## TASK DIRECTIONS:
Write out the listing below without alteration, omitting its pictures.

-*-

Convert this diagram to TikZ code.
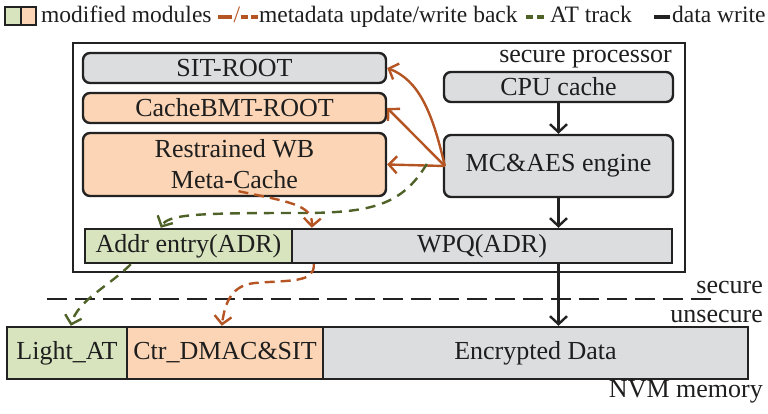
\documentclass[tikz,border=0pt]{standalone}
\usepackage{fontspec}
\setmainfont{Liberation Serif}
\usetikzlibrary{arrows.meta,calc}
\definecolor{grayfill}{RGB}{220,221,223}
\definecolor{orfill}{RGB}{251,213,181}
\definecolor{grfill}{RGB}{215,228,189}
\definecolor{orline}{RGB}{180,85,35}
\definecolor{grline}{RGB}{79,98,40}
\definecolor{bordc}{RGB}{34,34,34}
\definecolor{txtc}{RGB}{30,30,30}
\newcommand\fbig{\fontsize{26}{31}\selectfont}
\newcommand\flegend{\fontsize{23.5}{28}\selectfont}
\begin{document}
\begin{tikzpicture}[x=1pt,y=-1pt,
  box/.style={draw=bordc, line width=2.4pt, inner sep=0pt, font=\fbig, text=txtc},
  rbox/.style={box, rounded corners=7pt},
  tip/.style={-{Straight Barb[length=8pt,width=17pt]}},
  blackarr/.style={draw=bordc, line width=2.4pt, tip},
  orarr/.style={draw=orline, line width=2.4pt, tip},
  ordash/.style={draw=orline, line width=2.4pt, dash pattern=on 10pt off 6pt, tip},
  grdash/.style={draw=grline, line width=2.4pt, dash pattern=on 10pt off 7pt, tip},
  lbl/.style={font=\fbig, text=txtc, inner sep=0pt},
  lgl/.style={font=\flegend, text=txtc, inner sep=0pt, anchor=base west}]
\useasboundingbox (0,0) rectangle (768,414);

% legend
\node[draw=bordc, line width=2.4pt, fill=grfill, minimum width=16pt, minimum height=18pt, inner sep=0pt] (lgsq1) at (13,16) {};
\node[draw=bordc, line width=2.4pt, fill=orfill, minimum width=15pt, minimum height=18pt, inner sep=0pt] (lgsq2) at (28.5,16) {};
\node[lgl] (lgt1) at (41,23) {modified modules};
\draw[orline, line width=3.5pt] (218,17) -- (232,17);
\node[font=\flegend, text=orline, inner sep=0pt, anchor=base] (lgslash) at (237,23) {/};
\draw[orline, line width=3.5pt] (241,17) -- (248,17);
\draw[orline, line width=3.5pt] (251,17) -- (258,17);
\node[lgl] (lgt2) at (259,23) {metadata update/write back};
\draw[grline, line width=3.5pt] (526,17) -- (533,17);
\draw[grline, line width=3.5pt] (537,17) -- (544,17);
\node[lgl] (lgt3) at (550,23) {AT track};
\draw[bordc, line width=4pt] (654,17) -- (670,17);
\node[lgl] (lgt4) at (672,23) {data write};

% secure processor
\node[box, minimum width=612pt, minimum height=229pt] (proc) at (379,157.5) {};
\node[lbl, anchor=base east] (proclbl) at (672,63) {secure processor};

\node[rbox, fill=grayfill, minimum width=303pt, minimum height=30pt] (sit) at (234.5,68) {SIT-ROOT};
\node[rbox, fill=orfill, minimum width=303pt, minimum height=30pt] (bmt) at (234.5,108) {CacheBMT-ROOT};
\node[rbox, fill=orfill, minimum width=303pt, minimum height=63pt, align=center] (wb) at (234.5,164.5) {Restrained WB\\Meta-Cache};
\node[rbox, fill=grayfill, minimum width=229pt, minimum height=30pt] (cpu) at (558.5,87) {CPU cache};
\node[rbox, fill=grayfill, minimum width=229pt, minimum height=62pt] (mc) at (558.5,166) {MC\&AES engine};
\node[box, fill=grfill, minimum width=207pt, minimum height=34pt] (adr) at (188.5,246) {Addr entry(ADR)};
\node[box, fill=grayfill, minimum width=380pt, minimum height=34pt] (wpq) at (482,246) {WPQ(ADR)};

% memory
\node[box, fill=grfill, minimum width=120pt, minimum height=52pt] (light) at (67,353) {Light\char"5F AT};
\node[box, fill=orfill, minimum width=196pt, minimum height=52pt] (ctr) at (225,353) {Ctr\char"5F DMAC\&SIT};
\node[box, fill=grayfill, minimum width=425pt, minimum height=52pt] (enc) at (535.5,353) {Encrypted Data};

\node[lbl, anchor=base east] (seclbl) at (763,293) {secure};
\node[lbl, anchor=base east] (unseclbl) at (763,322) {unsecure};
\node[lbl, anchor=base east] (nvmlbl) at (763,397) {NVM memory};

% secure / unsecure boundary
\draw[bordc, line width=1.6pt, dash pattern=on 20pt off 8pt] (47,299) -- (711,299);

% data path
\draw[blackarr] (cpu.south) -- (mc.north);
\draw[blackarr] (mc.south) -- (mc.south |- wpq.north);
\draw[blackarr] (wpq.south -| mc.south) -- (enc.north -| mc.south);

% metadata update (solid)
\draw[orarr] ([xshift=2pt]mc.west) .. controls (432,110) and (418,80) .. (sit.east);
\draw[orarr] ([xshift=2pt]mc.west) -- (bmt.east);
\draw[orarr] ([xshift=2pt]mc.west) -- (wb.east);

% AT track
\draw[grdash] ([xshift=-16pt, yshift=2pt]mc.west) .. controls (402,205) and (372,213) .. (300,213)
   .. controls (200,213) and (168,214) .. ([xshift=77pt]adr.north west);
\draw[grdash] ([xshift=47pt]adr.south west) .. controls (108,287) and (78,300) .. ([xshift=65pt]light.north west);

% write back (dashed)
\draw[ordash] ([xshift=4pt, yshift=6pt]wb.south) .. controls (290,202) and (313,205) .. ([xshift=21pt]wpq.north west);
\draw[ordash] ([xshift=23pt]wpq.south west) .. controls (315,283) and (290,280) .. (255,283)
   .. controls (232,285) and (225,302) .. ([xshift=96pt]ctr.north west);
\end{tikzpicture}
\end{document}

-*-

## FULL SOLUTION:
Convert this diagram to TikZ code.
\documentclass[tikz,border=0pt]{standalone}
\usepackage{fontspec}
\setmainfont{Liberation Serif}
\usetikzlibrary{arrows.meta,calc}
\definecolor{grayfill}{RGB}{220,221,223}
\definecolor{orfill}{RGB}{251,213,181}
\definecolor{grfill}{RGB}{215,228,189}
\definecolor{orline}{RGB}{180,85,35}
\definecolor{grline}{RGB}{79,98,40}
\definecolor{bordc}{RGB}{34,34,34}
\definecolor{txtc}{RGB}{30,30,30}
\newcommand\fbig{\fontsize{26}{31}\selectfont}
\newcommand\flegend{\fontsize{23.5}{28}\selectfont}
\begin{document}
\begin{tikzpicture}[x=1pt,y=-1pt,
  box/.style={draw=bordc, line width=2.4pt, inner sep=0pt, font=\fbig, text=txtc},
  rbox/.style={box, rounded corners=7pt},
  tip/.style={-{Straight Barb[length=8pt,width=17pt]}},
  blackarr/.style={draw=bordc, line width=2.4pt, tip},
  orarr/.style={draw=orline, line width=2.4pt, tip},
  ordash/.style={draw=orline, line width=2.4pt, dash pattern=on 10pt off 6pt, tip},
  grdash/.style={draw=grline, line width=2.4pt, dash pattern=on 10pt off 7pt, tip},
  lbl/.style={font=\fbig, text=txtc, inner sep=0pt},
  lgl/.style={font=\flegend, text=txtc, inner sep=0pt, anchor=base west}]
\useasboundingbox (0,0) rectangle (768,414);

% legend
\node[draw=bordc, line width=2.4pt, fill=grfill, minimum width=16pt, minimum height=18pt, inner sep=0pt] (lgsq1) at (13,16) {};
\node[draw=bordc, line width=2.4pt, fill=orfill, minimum width=15pt, minimum height=18pt, inner sep=0pt] (lgsq2) at (28.5,16) {};
\node[lgl] (lgt1) at (41,23) {modified modules};
\draw[orline, line width=3.5pt] (218,17) -- (232,17);
\node[font=\flegend, text=orline, inner sep=0pt, anchor=base] (lgslash) at (237,23) {/};
\draw[orline, line width=3.5pt] (241,17) -- (248,17);
\draw[orline, line width=3.5pt] (251,17) -- (258,17);
\node[lgl] (lgt2) at (259,23) {metadata update/write back};
\draw[grline, line width=3.5pt] (526,17) -- (533,17);
\draw[grline, line width=3.5pt] (537,17) -- (544,17);
\node[lgl] (lgt3) at (550,23) {AT track};
\draw[bordc, line width=4pt] (654,17) -- (670,17);
\node[lgl] (lgt4) at (672,23) {data write};

% secure processor
\node[box, minimum width=612pt, minimum height=229pt] (proc) at (379,157.5) {};
\node[lbl, anchor=base east] (proclbl) at (672,63) {secure processor};

\node[rbox, fill=grayfill, minimum width=303pt, minimum height=30pt] (sit) at (234.5,68) {SIT-ROOT};
\node[rbox, fill=orfill, minimum width=303pt, minimum height=30pt] (bmt) at (234.5,108) {CacheBMT-ROOT};
\node[rbox, fill=orfill, minimum width=303pt, minimum height=63pt, align=center] (wb) at (234.5,164.5) {Restrained WB\\Meta-Cache};
\node[rbox, fill=grayfill, minimum width=229pt, minimum height=30pt] (cpu) at (558.5,87) {CPU cache};
\node[rbox, fill=grayfill, minimum width=229pt, minimum height=62pt] (mc) at (558.5,166) {MC\&AES engine};
\node[box, fill=grfill, minimum width=207pt, minimum height=34pt] (adr) at (188.5,246) {Addr entry(ADR)};
\node[box, fill=grayfill, minimum width=380pt, minimum height=34pt] (wpq) at (482,246) {WPQ(ADR)};

% memory
\node[box, fill=grfill, minimum width=120pt, minimum height=52pt] (light) at (67,353) {Light\char"5F AT};
\node[box, fill=orfill, minimum width=196pt, minimum height=52pt] (ctr) at (225,353) {Ctr\char"5F DMAC\&SIT};
\node[box, fill=grayfill, minimum width=425pt, minimum height=52pt] (enc) at (535.5,353) {Encrypted Data};

\node[lbl, anchor=base east] (seclbl) at (763,293) {secure};
\node[lbl, anchor=base east] (unseclbl) at (763,322) {unsecure};
\node[lbl, anchor=base east] (nvmlbl) at (763,397) {NVM memory};

% secure / unsecure boundary
\draw[bordc, line width=1.6pt, dash pattern=on 20pt off 8pt] (47,299) -- (711,299);

% data path
\draw[blackarr] (cpu.south) -- (mc.north);
\draw[blackarr] (mc.south) -- (mc.south |- wpq.north);
\draw[blackarr] (wpq.south -| mc.south) -- (enc.north -| mc.south);

% metadata update (solid)
\draw[orarr] ([xshift=2pt]mc.west) .. controls (432,110) and (418,80) .. (sit.east);
\draw[orarr] ([xshift=2pt]mc.west) -- (bmt.east);
\draw[orarr] ([xshift=2pt]mc.west) -- (wb.east);

% AT track
\draw[grdash] ([xshift=-16pt, yshift=2pt]mc.west) .. controls (402,205) and (372,213) .. (300,213)
   .. controls (200,213) and (168,214) .. ([xshift=77pt]adr.north west);
\draw[grdash] ([xshift=47pt]adr.south west) .. controls (108,287) and (78,300) .. ([xshift=65pt]light.north west);

% write back (dashed)
\draw[ordash] ([xshift=4pt, yshift=6pt]wb.south) .. controls (290,202) and (313,205) .. ([xshift=21pt]wpq.north west);
\draw[ordash] ([xshift=23pt]wpq.south west) .. controls (315,283) and (290,280) .. (255,283)
   .. controls (232,285) and (225,302) .. ([xshift=96pt]ctr.north west);
\end{tikzpicture}
\end{document}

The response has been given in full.